Donald Trump’s executive order on flag burning is too clever by half. Trump’s instinct is both correct and widely popular: Burning the flag is both an act of provocation and a statement of enmity to the nation and system it stands for. Allowing flag-burning to remain legal serves only two arguable purposes: to demonstrate our national tolerance for dissent, and to enable people to publicly identify themselves as enemies of the country. We don’t think the national conversation would suffer if dissenters were unable to light our flag on fire.
That said, it is not against the law. The First Amendment protects a lot of socially unuseful speech and protest, and the Supreme Court’s 5–4 decision in Texas v. Johnson (1989), striking down a law against flag-burning, is the law and likely to remain the law for the foreseeable future.
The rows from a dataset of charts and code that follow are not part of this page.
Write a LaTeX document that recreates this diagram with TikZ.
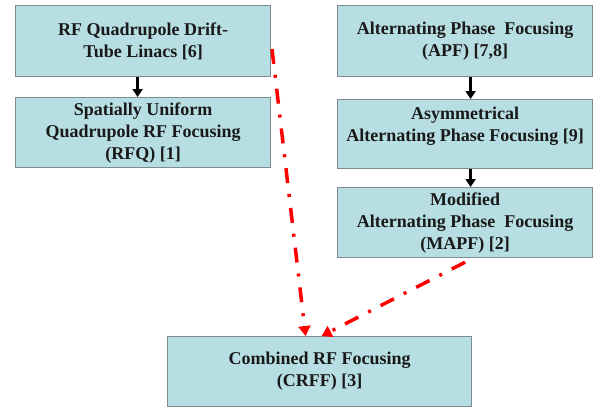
\documentclass[tikz,border=0pt]{standalone}
\usepackage{fontspec}
\setmainfont{Liberation Serif}
\usetikzlibrary{arrows.meta}
\definecolor{boxfill}{RGB}{183,222,226}
\definecolor{boxline}{RGB}{125,140,142}
\definecolor{txt}{RGB}{25,25,25}
\definecolor{altred}{RGB}{255,0,0}
\begin{document}
\begin{tikzpicture}[x=1pt,y=-1pt,
  box/.style={draw=boxline, line width=1.2pt, fill=boxfill, align=center,
    font=\fontsize{18}{22}\selectfont\bfseries, text=txt, inner sep=0pt,
    anchor=north west, minimum width=255pt},
  flow/.style={-{Triangle[length=8pt,width=10pt]}, line width=2.3pt, black},
  alt/.style={altred, line width=3.5pt, dash pattern=on 15pt off 11pt on 3pt off 11pt,
    -{Triangle[length=10pt,width=12pt]}}]
\useasboundingbox (0,0) rectangle (594,407);
\node[box, minimum height=71pt] (b1) at (15,5) {RF Quadrupole Drift-\\Tube Linacs [6]};
\node[box, minimum height=70pt] (b2) at (15,97) {Spatially Uniform\\Quadrupole RF Focusing\\(RFQ) [1]};
\node[box, minimum height=71pt] (apf) at (337,5) {Alternating Phase\ \ Focusing\\(APF) [7,8]};
\node[box, minimum height=69pt, text depth=20pt] (asym) at (337,99) {Asymmetrical\\Alternating Phase Focusing [9]};
\node[box, minimum height=70pt] (mapf) at (337,187) {Modified\\Alternating Phase\ \ Focusing\\(MAPF) [2]};
\node[box, minimum height=70pt, minimum width=304pt] (crff) at (167,336) {Combined RF Focusing\\(CRFF) [3]};
\draw[flow] ([xshift=-5.5pt]b1.south) -- ([xshift=-5.5pt]b2.north);
\draw[flow] ([xshift=5.5pt]apf.south) -- ([xshift=5.5pt]asym.north);
\draw[flow] ([xshift=5.5pt]asym.south) -- ([xshift=5.5pt]mapf.north);
\coordinate (s1) at (272,49);
\draw[alt] (s1) -- ([xshift=-14pt]crff.north);
\draw[alt] ([yshift=-4pt]mapf.south) -- ([xshift=2pt]crff.north);
\end{tikzpicture}
\end{document}
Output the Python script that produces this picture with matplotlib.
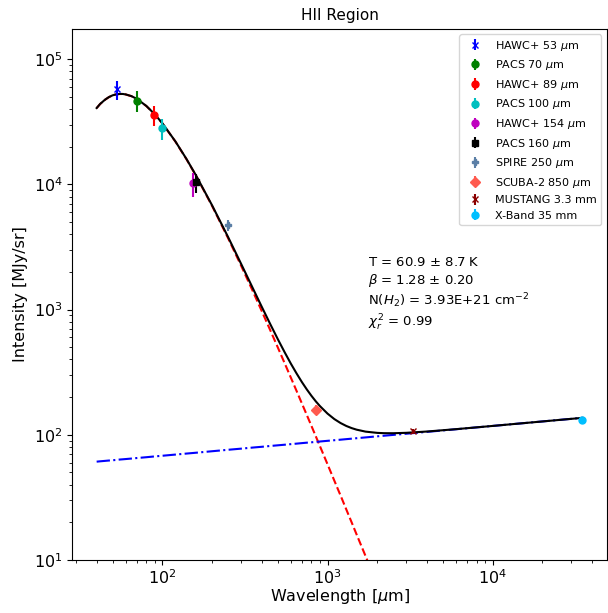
import matplotlib
matplotlib.use("Agg")
import matplotlib.pyplot as plt

# measured points (wavelength in micron, intensity in MJy/sr)
bandas = ["HAWC+ 53 $\\mu$m", "PACS 70 $\\mu$m", "HAWC+ 89 $\\mu$m", "PACS 100 $\\mu$m",
          "HAWC+ 154 $\\mu$m", "PACS 160 $\\mu$m", "SPIRE 250 $\\mu$m", "SCUBA-2 850 $\\mu$m",
          "MUSTANG 3.3 mm", "X-Band 35 mm"]
lam = [53, 70, 89, 100, 154, 160, 250, 850, 3300, 35000]
inten = [57500, 46500, 35800, 28000, 10200, 10400, 4730, 158, 107, 131]
erro = [10000, 8800, 6700, 5500, 2250, 1800, 450, 15, 5, 3]
cores = ["b", "g", "r", "c", "m", "k", "#5b7fa6", "#ff5a4e", "darkred", "deepskyblue"]
marcadores = ["x", "o", "o", "o", "o", "s", "P", "D", "x", "o"]

# model curves
lam_mod = [40, 42, 45, 47.5, 50, 52, 55, 57.5, 60, 65,
           70, 80, 90, 100, 120, 140, 160, 200, 250, 300,
           350, 400, 450, 500, 550, 600, 650, 700, 750, 800,
           850, 900, 1000, 1100, 1200, 1300, 1400, 1500, 1700, 2000,
           2200, 2500, 3000, 4000, 6000, 10000, 20000, 35000]
total = [40760, 43960, 47570, 49890, 51500, 52260, 52830, 52800, 52360, 50720,
         48270, 42340, 36290, 30790, 22040, 15960, 11780, 6810, 3800, 2317,
         1517, 1052, 766.4, 581, 456.8, 370, 308.7, 263.5, 230.0, 204.5,
         184.8, 169.5, 147.7, 133.5, 124.1, 117.6, 113.1, 109.9, 106.0, 103.6,
         103.0, 102.9, 103.7, 106.2, 110.9, 117.7, 127.8, 136.6]
poeira = [40700, 43900, 47510, 49830, 51440, 52200, 52770, 52740, 52300, 50660,
          48200, 42270, 36220, 30720, 21970, 15890, 11710, 6735, 3721, 2239,
          1438, 972, 685, 499, 373.5, 286, 223.7, 177.7, 143.5, 117.4,
          97.0, 81.1, 58.2, 43.0, 32.7, 25.3, 19.98, 16.0, 10.74, 6.37,
          4.66, 3.10, 1.72, 0.67, 0.177, 0.033, 0.004, 0.0008]
livre = [61.0, 61.4, 61.9, 62.3, 62.6, 62.9, 63.4, 63.7, 64.0, 64.6,
         65.2, 66.2, 67.2, 68.0, 69.5, 70.8, 71.9, 73.9, 75.9, 77.5,
         79.0, 80.2, 81.4, 82.4, 83.3, 84.2, 85.0, 85.8, 86.5, 87.1,
         87.8, 88.4, 89.5, 90.5, 91.4, 92.3, 93.1, 93.9, 95.3, 97.2,
         98.3, 99.8, 102.0, 105.5, 110.7, 117.7, 127.8, 136.6]

fig = plt.figure(figsize=(6.08, 6.13), dpi=100)
ax = fig.add_axes([0.119, 0.0865, 0.879, 0.8665])

ax.plot(lam_mod, poeira, "r--", lw=1.5)
ax.plot(lam_mod, livre, "b-.", lw=1.5)
ax.plot(lam_mod, total, "k-", lw=1.5)

for i in range(len(lam)):
    ax.errorbar(lam[i], inten[i], yerr=erro[i], fmt=marcadores[i], color=cores[i],
                markersize=5, label=bandas[i])

ax.set_xscale("log")
ax.set_yscale("log")
ax.set_ylim(10, 1.75e5)

ax.set_xlabel("Wavelength [$\\mu$m]", fontsize=11.5, labelpad=0)
ax.set_ylabel("Intensity [MJy/sr]", fontsize=11.5)
ax.set_title("HII Region", fontsize=11)
ax.tick_params(labelsize=11.5)
ax.tick_params(axis="x", pad=2.5)

texto = ("T = 60.9 $\\pm$ 8.7 K\n$\\beta$ = 1.28 $\\pm$ 0.20\n"
         "N($H_2$) = 3.93E+21 cm$^{-2}$\n$\\chi_r^2$ = 0.99")
ax.text(0.553, 0.572, texto, transform=ax.transAxes, fontsize=9.5, ha="left", va="top")

ax.legend(loc="upper right", fontsize=8)

plt.savefig("out.png")
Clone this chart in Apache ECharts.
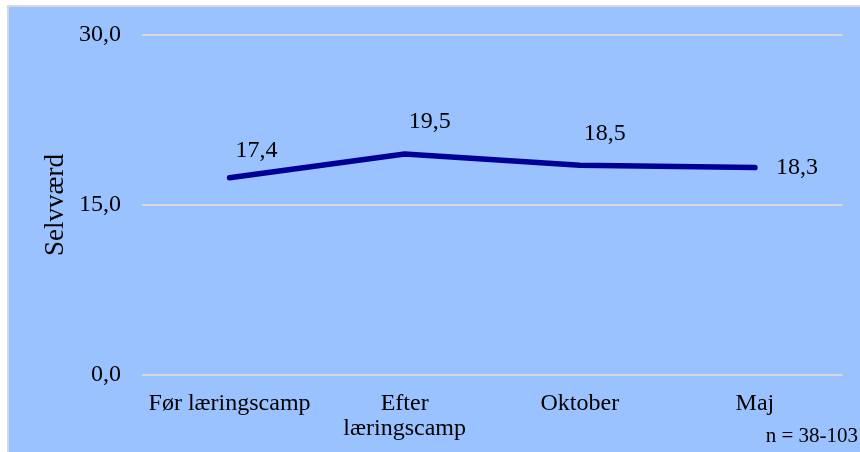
<!DOCTYPE html>
<html>
<head>
<meta charset="utf-8">
<script src="https://cdn.jsdelivr.net/npm/echarts@6/dist/echarts.min.js"></script>
<style>
  html, body { margin: 0; padding: 0; background: #fff; }
  #wrap { position: relative; width: 860px; height: 452px; overflow: hidden; }
  #bg { position: absolute; left: 7px; top: 5px; right: 0; bottom: 0;
        background: #99C2FF; border-left: 2px solid #D9D9D9; border-top: 2px solid #D9D9D9; }
  #chart { position: absolute; left: 0; top: 0; width: 860px; height: 452px; }
</style>
</head>
<body>
<div id="wrap">
  <div id="bg"></div>
  <div id="chart"></div>
</div>
<script>
// Selvværd over tid
const categories = ['Før læringscamp', 'Efter\nlæringscamp', 'Oktober', 'Maj'];
const selvvaerd = [17.4, 19.5, 18.5, 18.3];
const yTicks = [0, 15, 30];

// label placement, as in the original
const labelOffsets = [[27, -27], [25, -32], [25, -32], [42, 0]];

function initChart() {
    const chartDom = document.getElementById('chart');
    const myChart = echarts.init(chartDom, null, { renderer: 'canvas' });

    const fmt = v => v.toFixed(1).replace('.', ',');

    const option = {
        backgroundColor: 'transparent',
        textStyle: {
            fontFamily: '"Liberation Serif", "DejaVu Serif", serif'
        },
        grid: {
            left: 142,
            right: 17.5,
            top: 35,
            bottom: 77
        },
        xAxis: {
            type: 'category',
            data: categories,
            boundaryGap: true,
            axisLine: { show: false },
            axisTick: { show: false },
            axisLabel: {
                fontSize: 24,
                color: '#000',
                margin: 16,
                lineHeight: 25,
                interval: 0
            }
        },
        yAxis: {
            type: 'value',
            min: yTicks[0],
            max: yTicks[yTicks.length - 1],
            interval: 15,
            name: 'Selvværd',
            nameLocation: 'middle',
            nameGap: 73,
            nameMoveOverlap: false,
            nameRotate: 90,
            nameTextStyle: {
                fontSize: 27,
                color: '#000'
            },
            axisLine: { show: false },
            axisTick: { show: false },
            axisLabel: {
                fontSize: 24,
                color: '#000',
                margin: 21,
                formatter: v => fmt(v)
            },
            splitLine: {
                lineStyle: {
                    color: '#D9D9D9',
                    width: 2
                }
            }
        },
        series: [
            {
                name: 'Selvværd',
                type: 'line',
                data: selvvaerd.map((v, i) => ({
                    value: v,
                    label: { offset: labelOffsets[i] }
                })),
                symbol: 'circle',
                symbolSize: 0,
                showSymbol: true,
                itemStyle: { color: '#000099' },
                lineStyle: {
                    color: '#000099',
                    width: 5.5,
                    cap: 'round',
                    join: 'round'
                },
                label: {
                    show: true,
                    position: 'inside',
                    fontSize: 24,
                    color: '#000',
                    formatter: p => fmt(p.value)
                },
                animation: false
            }
        ],
        graphic: [
            {
                type: 'text',
                right: 2,
                top: 426,
                style: {
                    text: 'n = 38-103',
                    fontSize: 21,
                    fill: '#000',
                    fontFamily: '"Liberation Serif", serif'
                }
            }
        ]
    };

    myChart.setOption(option);
    return myChart;
}

initChart();
</script>
</body>
</html>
Constitutionality aside, Trump also can’t make a new federal law against flag-burning without Congress.
Trump’s workaround is to state that flag-burning won’t be prosecuted as such, but that prosecutors should charge flag-burners whenever possible for other offenses they may commit in the course of protests. But this is the very definition of selective prosecution if the charges are not ones that would have been brought anyway — and the federal executive branch is now putting in writing that this is its intention. It may take some time for anyone to be prosecuted in a case that would result in a challenge to this, but once such a prosecution is initiated, the Justice Department will be hard-pressed to get a conviction.
The proper course, if the goal is to ban flag-burning, is to propose a constitutional amendment. Such an amendment last failed in the Senate by one vote in 2006, and it would still be popular — if more controversial with Democrats when associated with Trump. But a debate on an amendment would be more productive than this executive order.
The post Critiquing Trump’s flag-burning order first appeared on John Locke Foundation.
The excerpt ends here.